◆ WHAT YOU NEED TO DO
Return the complete listing that follows, with each line reproduced exactly.

◆ SOURCE MATERIAL
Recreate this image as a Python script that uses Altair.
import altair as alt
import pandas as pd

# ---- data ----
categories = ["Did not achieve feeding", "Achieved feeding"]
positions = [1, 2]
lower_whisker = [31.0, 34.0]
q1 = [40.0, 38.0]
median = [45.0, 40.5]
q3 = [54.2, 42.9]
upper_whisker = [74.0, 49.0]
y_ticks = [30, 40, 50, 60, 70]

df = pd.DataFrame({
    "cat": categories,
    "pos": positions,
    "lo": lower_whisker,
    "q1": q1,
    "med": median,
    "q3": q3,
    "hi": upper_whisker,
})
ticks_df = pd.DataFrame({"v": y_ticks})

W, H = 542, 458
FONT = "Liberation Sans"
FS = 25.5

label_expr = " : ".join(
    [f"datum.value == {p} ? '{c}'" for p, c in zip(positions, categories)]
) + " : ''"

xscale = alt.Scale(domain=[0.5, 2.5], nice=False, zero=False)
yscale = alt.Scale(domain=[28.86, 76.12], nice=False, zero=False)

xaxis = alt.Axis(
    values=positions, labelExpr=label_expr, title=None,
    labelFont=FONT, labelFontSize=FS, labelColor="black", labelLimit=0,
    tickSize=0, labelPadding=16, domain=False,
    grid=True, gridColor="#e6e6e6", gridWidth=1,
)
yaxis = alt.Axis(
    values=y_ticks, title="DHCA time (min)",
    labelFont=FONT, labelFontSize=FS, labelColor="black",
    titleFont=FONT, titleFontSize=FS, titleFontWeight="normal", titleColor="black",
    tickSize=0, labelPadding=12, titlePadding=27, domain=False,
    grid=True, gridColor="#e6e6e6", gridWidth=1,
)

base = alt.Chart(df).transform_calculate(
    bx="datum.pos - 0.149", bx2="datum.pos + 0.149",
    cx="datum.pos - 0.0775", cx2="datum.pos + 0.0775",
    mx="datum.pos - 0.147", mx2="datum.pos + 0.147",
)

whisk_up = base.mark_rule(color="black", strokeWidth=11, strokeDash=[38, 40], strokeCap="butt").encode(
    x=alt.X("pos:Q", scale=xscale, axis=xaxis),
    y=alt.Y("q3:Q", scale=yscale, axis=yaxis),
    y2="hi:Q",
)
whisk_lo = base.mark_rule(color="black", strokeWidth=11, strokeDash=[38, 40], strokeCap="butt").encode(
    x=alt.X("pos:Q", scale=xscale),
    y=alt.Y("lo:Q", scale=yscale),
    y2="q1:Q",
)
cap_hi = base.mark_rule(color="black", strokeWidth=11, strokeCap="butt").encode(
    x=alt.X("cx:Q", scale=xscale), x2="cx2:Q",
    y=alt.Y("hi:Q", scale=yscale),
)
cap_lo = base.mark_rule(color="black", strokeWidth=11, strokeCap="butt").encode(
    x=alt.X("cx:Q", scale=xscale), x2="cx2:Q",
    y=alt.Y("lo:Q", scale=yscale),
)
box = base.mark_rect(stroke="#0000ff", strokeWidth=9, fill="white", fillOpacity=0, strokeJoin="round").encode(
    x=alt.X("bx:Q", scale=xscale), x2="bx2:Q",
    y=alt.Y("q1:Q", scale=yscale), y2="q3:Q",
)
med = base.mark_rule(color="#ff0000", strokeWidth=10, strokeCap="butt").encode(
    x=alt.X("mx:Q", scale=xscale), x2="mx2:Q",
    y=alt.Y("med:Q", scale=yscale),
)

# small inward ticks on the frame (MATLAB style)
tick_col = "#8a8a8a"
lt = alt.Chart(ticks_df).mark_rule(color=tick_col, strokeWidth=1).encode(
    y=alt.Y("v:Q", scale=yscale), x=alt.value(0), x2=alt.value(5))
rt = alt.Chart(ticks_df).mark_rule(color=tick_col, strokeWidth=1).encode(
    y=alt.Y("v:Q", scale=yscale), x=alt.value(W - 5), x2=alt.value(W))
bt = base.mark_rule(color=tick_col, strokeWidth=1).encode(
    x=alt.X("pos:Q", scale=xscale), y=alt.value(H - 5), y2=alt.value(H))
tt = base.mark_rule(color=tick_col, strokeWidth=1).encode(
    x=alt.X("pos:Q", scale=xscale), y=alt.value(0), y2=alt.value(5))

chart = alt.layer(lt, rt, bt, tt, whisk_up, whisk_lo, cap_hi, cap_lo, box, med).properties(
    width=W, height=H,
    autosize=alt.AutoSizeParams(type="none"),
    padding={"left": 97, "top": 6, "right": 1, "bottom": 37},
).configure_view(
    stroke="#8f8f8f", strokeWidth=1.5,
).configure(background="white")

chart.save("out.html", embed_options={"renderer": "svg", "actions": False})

◆ OUTPUT FOR THIS EXERCISE
Recreate this image as a Python script that uses Altair.
import altair as alt
import pandas as pd

# ---- data ----
categories = ["Did not achieve feeding", "Achieved feeding"]
positions = [1, 2]
lower_whisker = [31.0, 34.0]
q1 = [40.0, 38.0]
median = [45.0, 40.5]
q3 = [54.2, 42.9]
upper_whisker = [74.0, 49.0]
y_ticks = [30, 40, 50, 60, 70]

df = pd.DataFrame({
    "cat": categories,
    "pos": positions,
    "lo": lower_whisker,
    "q1": q1,
    "med": median,
    "q3": q3,
    "hi": upper_whisker,
})
ticks_df = pd.DataFrame({"v": y_ticks})

W, H = 542, 458
FONT = "Liberation Sans"
FS = 25.5

label_expr = " : ".join(
    [f"datum.value == {p} ? '{c}'" for p, c in zip(positions, categories)]
) + " : ''"

xscale = alt.Scale(domain=[0.5, 2.5], nice=False, zero=False)
yscale = alt.Scale(domain=[28.86, 76.12], nice=False, zero=False)

xaxis = alt.Axis(
    values=positions, labelExpr=label_expr, title=None,
    labelFont=FONT, labelFontSize=FS, labelColor="black", labelLimit=0,
    tickSize=0, labelPadding=16, domain=False,
    grid=True, gridColor="#e6e6e6", gridWidth=1,
)
yaxis = alt.Axis(
    values=y_ticks, title="DHCA time (min)",
    labelFont=FONT, labelFontSize=FS, labelColor="black",
    titleFont=FONT, titleFontSize=FS, titleFontWeight="normal", titleColor="black",
    tickSize=0, labelPadding=12, titlePadding=27, domain=False,
    grid=True, gridColor="#e6e6e6", gridWidth=1,
)

base = alt.Chart(df).transform_calculate(
    bx="datum.pos - 0.149", bx2="datum.pos + 0.149",
    cx="datum.pos - 0.0775", cx2="datum.pos + 0.0775",
    mx="datum.pos - 0.147", mx2="datum.pos + 0.147",
)

whisk_up = base.mark_rule(color="black", strokeWidth=11, strokeDash=[38, 40], strokeCap="butt").encode(
    x=alt.X("pos:Q", scale=xscale, axis=xaxis),
    y=alt.Y("q3:Q", scale=yscale, axis=yaxis),
    y2="hi:Q",
)
whisk_lo = base.mark_rule(color="black", strokeWidth=11, strokeDash=[38, 40], strokeCap="butt").encode(
    x=alt.X("pos:Q", scale=xscale),
    y=alt.Y("lo:Q", scale=yscale),
    y2="q1:Q",
)
cap_hi = base.mark_rule(color="black", strokeWidth=11, strokeCap="butt").encode(
    x=alt.X("cx:Q", scale=xscale), x2="cx2:Q",
    y=alt.Y("hi:Q", scale=yscale),
)
cap_lo = base.mark_rule(color="black", strokeWidth=11, strokeCap="butt").encode(
    x=alt.X("cx:Q", scale=xscale), x2="cx2:Q",
    y=alt.Y("lo:Q", scale=yscale),
)
box = base.mark_rect(stroke="#0000ff", strokeWidth=9, fill="white", fillOpacity=0, strokeJoin="round").encode(
    x=alt.X("bx:Q", scale=xscale), x2="bx2:Q",
    y=alt.Y("q1:Q", scale=yscale), y2="q3:Q",
)
med = base.mark_rule(color="#ff0000", strokeWidth=10, strokeCap="butt").encode(
    x=alt.X("mx:Q", scale=xscale), x2="mx2:Q",
    y=alt.Y("med:Q", scale=yscale),
)

# small inward ticks on the frame (MATLAB style)
tick_col = "#8a8a8a"
lt = alt.Chart(ticks_df).mark_rule(color=tick_col, strokeWidth=1).encode(
    y=alt.Y("v:Q", scale=yscale), x=alt.value(0), x2=alt.value(5))
rt = alt.Chart(ticks_df).mark_rule(color=tick_col, strokeWidth=1).encode(
    y=alt.Y("v:Q", scale=yscale), x=alt.value(W - 5), x2=alt.value(W))
bt = base.mark_rule(color=tick_col, strokeWidth=1).encode(
    x=alt.X("pos:Q", scale=xscale), y=alt.value(H - 5), y2=alt.value(H))
tt = base.mark_rule(color=tick_col, strokeWidth=1).encode(
    x=alt.X("pos:Q", scale=xscale), y=alt.value(0), y2=alt.value(5))

chart = alt.layer(lt, rt, bt, tt, whisk_up, whisk_lo, cap_hi, cap_lo, box, med).properties(
    width=W, height=H,
    autosize=alt.AutoSizeParams(type="none"),
    padding={"left": 97, "top": 6, "right": 1, "bottom": 37},
).configure_view(
    stroke="#8f8f8f", strokeWidth=1.5,
).configure(background="white")

chart.save("out.html", embed_options={"renderer": "svg", "actions": False})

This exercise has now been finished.